Con la sentenza n.29672 del 2023 la Corte di Cassazione affronta il tema dell’utilizzo delle prove bancarie come supporto per dimostrare l’esistenza di un’attività d’impresa non dichiarata ai fini fiscali. Una sentenza che rappresenta però un cambiamento di orientamento rispetto a precedenti decisioni della Corte di Cassazione.
“La sentenza in oggetto, stabilisce che l’utilizzazione dei dati bancari acquisiti presso le aziende di credito può essere considerata come prova presuntiva di maggiori ricavi o operazioni imponibili, senza la necessità di provare preventivamente che il contribuente eserciti un’attività d’impresa o lavoro autonomo. Tuttavia – evidenzia Gianluca Buselli, consigliere d’amministrazione della Cassa dei ragionieri e degli esperti contabili – l’onere di dimostrare che i movimenti bancari non sono fiscalmente rilevanti spetterebbe comunque al contribuente”.
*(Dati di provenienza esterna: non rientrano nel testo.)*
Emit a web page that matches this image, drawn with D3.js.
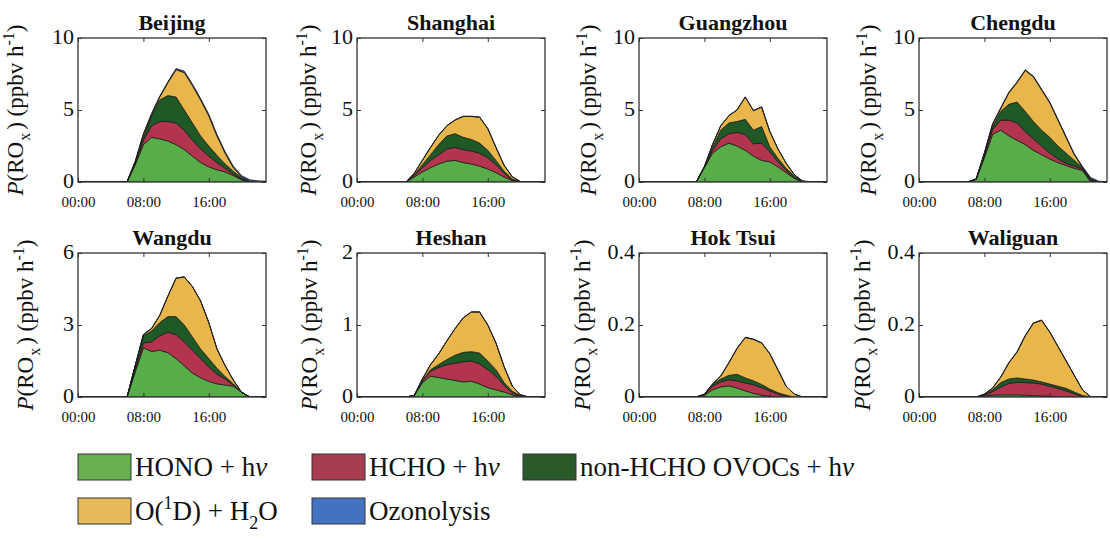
<!DOCTYPE html>
<html>
<head>
<meta charset="utf-8">
<script src="https://cdn.jsdelivr.net/npm/d3@7"></script>
<style>
  html, body { margin: 0; padding: 0; background: #fff; }
  svg { display: block; font-family: "Liberation Serif", "Times New Roman", serif; }
</style>
</head>
<body>
<svg id="chart" width="1110" height="539"></svg>
<script>
// Diurnal ROx production rates (ppbv h-1) by pathway at eight sites.
const hours = [0,1,2,3,4,5,6,7,8,9,10,11,12,13,14,15,16,17,18,19,20,21,22,23];
const xTickValues = [0, 8, 16];
const xTickLabels = ["00:00", "08:00", "16:00"];

const sites = ["Beijing", "Shanghai", "Guangzhou", "Chengdu", "Wangdu", "Heshan", "Hok Tsui", "Waliguan"];
const yMaxes = [10, 10, 10, 10, 6, 2, 0.4, 0.4];
const yTicks = [[0,5,10],[0,5,10],[0,5,10],[0,5,10],[0,3,6],[0,1,2],[0,0.2,0.4],[0,0.2,0.4]];

const pathwayNames = ["HONO + hν", "HCHO + hν", "non-HCHO OVOCs + hν", "O(1D) + H2O", "Ozonolysis"];

// Beijing
const BJ_HONO = [0,0,0,0,0,0,0,1.2,2.6,3.1,3.0,2.85,2.6,2.25,1.8,1.35,1.05,0.85,0.7,0.45,0.15,0,0,0];
const BJ_HCHO = [0,0,0,0,0,0,0,0.1,0.3,0.8,1.2,1.35,1.5,1.35,1.1,0.95,0.75,0.5,0.25,0.1,0.05,0.02,0,0];
const BJ_OVOC = [0,0,0,0,0,0,0,0.05,0.2,0.7,1.5,1.8,1.8,1.4,1.2,0.9,0.7,0.5,0.3,0.2,0.1,0.02,0,0];
const BJ_O1D  = [0,0,0,0,0,0,0,0.05,0.2,0.1,0.2,0.9,1.9,2.6,2.6,2.5,2.1,1.35,0.75,0.25,0.05,0.02,0,0];
const BJ_OZO  = [0.04,0.04,0.04,0.04,0.04,0.04,0.04,0.05,0.05,0.05,0.06,0.06,0.08,0.1,0.1,0.1,0.1,0.1,0.1,0.1,0.1,0.1,0.08,0.06];
// Shanghai
const SH_HONO = [0,0,0,0,0,0,0,0.35,0.7,1.0,1.25,1.45,1.5,1.35,1.25,1.1,0.9,0.65,0.35,0.1,0,0,0,0];
const SH_HCHO = [0,0,0,0,0,0,0,0.1,0.3,0.5,0.65,0.85,0.9,0.9,0.9,0.9,0.8,0.55,0.25,0.05,0,0,0,0];
const SH_OVOC = [0,0,0,0,0,0,0,0.05,0.2,0.4,0.7,0.9,0.95,0.85,0.8,0.7,0.5,0.3,0.15,0.05,0,0,0,0];
const SH_O1D  = [0,0,0,0,0,0,0,0.1,0.3,0.5,0.65,0.7,0.95,1.45,1.6,1.8,1.5,0.9,0.4,0.15,0.02,0,0,0];
const SH_OZO  = [0.01,0.01,0.01,0.01,0.01,0.01,0.01,0.01,0.01,0.02,0.02,0.02,0.02,0.02,0.02,0.02,0.02,0.02,0.02,0.02,0.01,0.01,0.01,0.01];
// Guangzhou
const GZ_HONO = [0,0,0,0,0,0,0,0,1.0,2.0,2.45,2.7,2.5,2.2,1.8,1.5,1.4,1.05,0.65,0.25,0,0,0,0];
const GZ_HCHO = [0,0,0,0,0,0,0,0,0.05,0.2,0.55,0.65,0.95,1.1,0.85,1.2,0.7,0.35,0.15,0.05,0.01,0,0,0];
const GZ_OVOC = [0,0,0,0,0,0,0,0,0.01,0.2,0.6,0.75,0.75,1.05,0.95,1.15,0.35,0.25,0.15,0.1,0.02,0,0,0];
const GZ_O1D  = [0,0,0,0,0,0,0,0,0,0.2,0.3,0.5,0.8,1.55,1.35,1.35,1.05,0.65,0.35,0.1,0.03,0,0,0];
const GZ_OZO  = [0.01,0.01,0.01,0.01,0.01,0.01,0.01,0.01,0.01,0.01,0.02,0.02,0.02,0.02,0.02,0.02,0.02,0.02,0.02,0.02,0.02,0.02,0.01,0.01];
// Chengdu
const CD_HONO = [0,0,0,0,0,0,0,0.18,1.7,3.3,3.6,3.2,2.9,2.6,2.2,1.9,1.6,1.35,1.15,0.95,0.8,0,0,0];
const CD_HCHO = [0,0,0,0,0,0,0,0.01,0.15,0.35,0.7,1.1,1.2,0.9,0.8,0.6,0.4,0.25,0.15,0.15,0.1,0.1,0,0];
const CD_OVOC = [0,0,0,0,0,0,0,0.01,0.1,0.2,0.6,1.1,1.45,1.4,1.2,1.1,1.1,0.9,0.7,0.4,0.1,0.1,0,0];
const CD_O1D  = [0,0,0,0,0,0,0,0,0.05,0.15,0.2,0.8,1.35,2.85,3.1,2.8,2.4,1.8,1.1,0.4,0.02,0.03,0,0];
const CD_OZO  = [0.03,0.03,0.03,0.03,0.03,0.03,0.03,0.03,0.04,0.04,0.05,0.05,0.05,0.05,0.05,0.05,0.05,0.05,0.05,0.05,0.06,0.08,0.05,0.03];
// Wangdu
const WD_HONO = [0,0,0,0,0,0,0,1.05,2.05,1.9,1.95,1.85,1.6,1.3,1.0,0.8,0.65,0.55,0.5,0.45,0.2,0,0,0];
const WD_HCHO = [0,0,0,0,0,0,0,0.1,0.2,0.4,0.6,0.85,1.0,1.0,0.95,0.8,0.6,0.4,0.25,0.05,0,0,0,0];
const WD_OVOC = [0,0,0,0,0,0,0,0.15,0.3,0.45,0.55,0.65,0.75,0.7,0.55,0.4,0.35,0.25,0.1,0.05,0,0,0,0];
const WD_O1D  = [0,0,0,0,0,0,0,0,0.05,0.1,0.3,0.85,1.6,2.0,2.1,2.0,1.5,0.8,0.45,0.15,0,0,0,0];
const WD_OZO  = [0,0,0,0,0,0,0,0.01,0.01,0.01,0.01,0.01,0.01,0.01,0.01,0.01,0.01,0.01,0.01,0.01,0.01,0,0,0];
// Heshan
const HS_HONO = [0,0,0,0,0,0,0,0.02,0.2,0.29,0.27,0.25,0.23,0.21,0.22,0.18,0.13,0.1,0.07,0.03,0,0,0,0];
const HS_HCHO = [0,0,0,0,0,0,0,0,0.02,0.07,0.14,0.2,0.24,0.28,0.28,0.28,0.25,0.19,0.09,0.03,0.01,0,0,0];
const HS_OVOC = [0,0,0,0,0,0,0,0,0.01,0.02,0.04,0.07,0.11,0.13,0.13,0.15,0.12,0.09,0.04,0.02,0.01,0,0,0];
const HS_O1D  = [0,0,0,0,0,0,0,0,0.02,0.07,0.15,0.26,0.37,0.48,0.55,0.57,0.5,0.37,0.22,0.07,0.01,0,0,0];
const HS_OZO  = [0,0,0,0,0,0,0,0,0.002,0.002,0.002,0.003,0.003,0.003,0.003,0.003,0.003,0.003,0.003,0.002,0.002,0,0,0];
// Hok Tsui
const HT_HONO = [0,0,0,0,0,0,0,0,0.005,0.02,0.028,0.031,0.025,0.017,0.01,0.005,0.002,0,0,0,0,0,0,0];
const HT_HCHO = [0,0,0,0,0,0,0,0,0.001,0.01,0.014,0.017,0.02,0.022,0.024,0.021,0.015,0.008,0.002,0,0,0,0,0];
const HT_OVOC = [0,0,0,0,0,0,0,0,0.001,0.005,0.008,0.012,0.018,0.014,0.011,0.009,0.005,0.004,0.003,0,0,0,0,0];
const HT_O1D  = [0,0,0,0,0,0,0,0,0.001,0.001,0.008,0.035,0.072,0.112,0.115,0.115,0.098,0.063,0.025,0.008,0,0,0,0];
const HT_OZO  = [0,0,0,0,0,0,0,0,0,0,0.001,0.001,0.001,0.001,0.001,0.001,0.001,0.001,0,0,0,0,0,0];
// Waliguan
const WG_HONO = [0,0,0,0,0,0,0,0,0.002,0.005,0.006,0.006,0.006,0.005,0.004,0.003,0.002,0.001,0,0,0,0,0,0];
const WG_HCHO = [0,0,0,0,0,0,0,0,0.002,0.01,0.022,0.032,0.035,0.035,0.035,0.033,0.028,0.023,0.017,0.009,0.002,0,0,0];
const WG_OVOC = [0,0,0,0,0,0,0,0,0.002,0.005,0.012,0.012,0.012,0.01,0.008,0.006,0.006,0.006,0.007,0.005,0.002,0,0,0];
const WG_O1D  = [0,0,0,0,0,0,0,0,0.002,0.005,0.015,0.045,0.072,0.12,0.158,0.171,0.144,0.11,0.076,0.046,0.016,0,0,0];
const WG_OZO  = [0,0,0,0,0,0,0,0,0,0,0.001,0.001,0.001,0.001,0.001,0.001,0.001,0.001,0.001,0,0,0,0,0];

const siteSeries = [
  [BJ_HONO, BJ_HCHO, BJ_OVOC, BJ_O1D, BJ_OZO],
  [SH_HONO, SH_HCHO, SH_OVOC, SH_O1D, SH_OZO],
  [GZ_HONO, GZ_HCHO, GZ_OVOC, GZ_O1D, GZ_OZO],
  [CD_HONO, CD_HCHO, CD_OVOC, CD_O1D, CD_OZO],
  [WD_HONO, WD_HCHO, WD_OVOC, WD_O1D, WD_OZO],
  [HS_HONO, HS_HCHO, HS_OVOC, HS_O1D, HS_OZO],
  [HT_HONO, HT_HCHO, HT_OVOC, HT_O1D, HT_OZO],
  [WG_HONO, WG_HCHO, WG_OVOC, WG_O1D, WG_OZO]
];

// ---- layout & style ----
const keys = ["hono", "hcho", "ovoc", "o1d", "ozo"];
const fills = ["#57ae49", "#b3354d", "#1f5a26", "#e8b64b", "#3e6fbe"];
const legendFills = ["#68b04f", "#a83c50", "#2a5a2a", "#e6b95a", "#4472c0"];
const colLeft = [78, 357, 639, 919];
const rowTop = [38, 253];
const W = 188, H = 144;
const yLabelOffset = [55, 41, 43, 43, 45, 40, 49, 49];
const axisColor = "#333";
const FONT = '"Liberation Serif", "Times New Roman", serif';

const svg = d3.select("#chart");
const defs = svg.append("defs");

function fmtTick(v) { return String(v); }

sites.forEach((name, i) => {
  const col = i % 4, row = Math.floor(i / 4);
  const left = colLeft[col], top = rowTop[row];
  const x = d3.scaleLinear().domain([0, 23]).range([left, left + W]);
  const y = d3.scaleLinear().domain([0, yMaxes[i]]).range([top + H, top]);

  const rows = hours.map((h, j) => {
    const r = { hour: h };
    keys.forEach((k, s) => { r[k] = siteSeries[i][s][j]; });
    return r;
  });
  const layers = d3.stack().keys(keys)(rows);

  const clipId = "clip" + i;
  defs.append("clipPath").attr("id", clipId)
    .append("rect").attr("x", left).attr("y", top).attr("width", W).attr("height", H);

  const g = svg.append("g");
  const area = d3.area()
    .x(d => x(d.data.hour))
    .y0(d => y(d[0]))
    .y1(d => y(d[1]));

  g.append("g").attr("clip-path", `url(#${clipId})`)
    .selectAll("path").data(layers).join("path")
    .attr("d", area)
    .attr("fill", (d, k) => fills[k])
    .attr("stroke", "#1c1c1c")
    .attr("stroke-width", 0.8)
    .attr("stroke-linejoin", "round");

  // axes with inward ticks on all four sides
  const styleAxis = sel => {
    sel.select(".domain").remove();
    sel.selectAll(".tick line").attr("stroke", axisColor).attr("stroke-width", 1);
    sel.attr("font-family", FONT).attr("fill", null);
    sel.selectAll("text").attr("fill", "#111");
  };

  g.append("g").attr("transform", `translate(${left},0)`)
    .call(d3.axisLeft(y).tickValues(yTicks[i]).tickSize(-4).tickPadding(4).tickFormat(fmtTick))
    .call(styleAxis)
    .attr("font-size", 22)
    .call(sel => sel.selectAll("text").attr("dy", "0.25em"));

  g.append("g").attr("transform", `translate(${left + W},0)`)
    .call(d3.axisRight(y).tickValues(yTicks[i]).tickSize(-4).tickFormat(""))
    .call(styleAxis);

  g.append("g").attr("transform", `translate(0,${top + H})`)
    .call(d3.axisBottom(x).tickValues(xTickValues).tickSize(-4).tickPadding(14)
      .tickFormat((d, k) => xTickLabels[k]))
    .call(styleAxis)
    .attr("font-size", 15);

  g.append("g").attr("transform", `translate(0,${top})`)
    .call(d3.axisTop(x).tickValues(xTickValues).tickSize(-4).tickFormat(""))
    .call(styleAxis);

  g.append("rect")
    .attr("x", left).attr("y", top).attr("width", W).attr("height", H)
    .attr("fill", "none").attr("stroke", axisColor).attr("stroke-width", 1.3);

  // title
  g.append("text")
    .attr("x", left + W / 2).attr("y", top - 8.5)
    .attr("text-anchor", "middle")
    .attr("font-weight", "bold").attr("font-size", 22)
    .attr("fill", "#111")
    .text(name);

  // y-axis label: P(ROx) (ppbv h-1)
  const lab = g.append("text")
    .attr("transform", `translate(${left - yLabelOffset[i]},${top + H / 2}) rotate(-90)`)
    .attr("text-anchor", "middle")
    .attr("font-size", 23)
    .attr("fill", "#111");
  lab.append("tspan").attr("font-style", "italic").text("P");
  lab.append("tspan").text("(RO");
  lab.append("tspan").attr("font-size", 16).attr("dy", 7).attr("dx", 1).text("x");
  lab.append("tspan").attr("dy", -7).attr("dx", 3).text(") (ppbv h");
  lab.append("tspan").attr("font-size", 16).attr("dy", -9).text("-1");
  lab.append("tspan").attr("dy", 9).text(")");
});

// ---- legend ----
const legendPos = [[78, 454], [312, 454], [523, 454], [78, 498], [312, 498]];
// label segments: [text, shift (-1 sup, 1 sub, 0 normal), italic]
const legendParts = [
  [["HONO + h", 0], ["ν", 0, true]],
  [["HCHO + h", 0], ["ν", 0, true]],
  [["non-HCHO OVOCs + h", 0], ["ν", 0, true]],
  [["O(", 0], ["1", -1], ["D) + H", 0], ["2", 1], ["O", 0]],
  [["Ozonolysis", 0]]
];
const lg = svg.append("g");
pathwayNames.forEach((nm, k) => {
  const [lx, ly] = legendPos[k];
  lg.append("rect")
    .attr("x", lx).attr("y", ly).attr("width", 53).attr("height", 26)
    .attr("fill", legendFills[k]).attr("stroke", "#333").attr("stroke-width", 1);
  const t = lg.append("text")
    .attr("x", lx + 57).attr("y", ly + 22)
    .attr("font-size", 27).attr("fill", "#111");
  let cur = 0;
  legendParts[k].forEach(([s, shift, ital]) => {
    const target = shift === -1 ? -11 : shift === 1 ? 9 : 0;
    const ts = t.append("tspan").attr("dy", target - cur).text(s);
    if (shift !== 0) ts.attr("font-size", 18);
    if (ital) ts.attr("font-style", "italic");
    cur = target;
  });
});
</script>
</body>
</html>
Nella sentenza n.23852 del 2009, la Suprema Corte aveva ritenuto che lo status di imprenditore non potesse derivare dai soli movimenti finanziari, ma da un’ulteriore intersezione di prove di natura diversa a carico della Finanza e che l’esistenza di un autonomo status soggettivo di imprenditore non poteva derivare dallo stesso elemento di prova da cui viene fatta dipartire l’inferenzialità induttiva del ricavo occulto.
“Ora, gli Ermellini cambiano rotta – prosegue Buselli – consentendo di far derivare la prova dello status soggettivo di imprenditore, da cui deriva la rilevanza dei movimenti di conto anche ai fini dell’IVA, dalle stesse indagini finanziarie, affrancando i Verificatori di istruttorie aggiuntive”.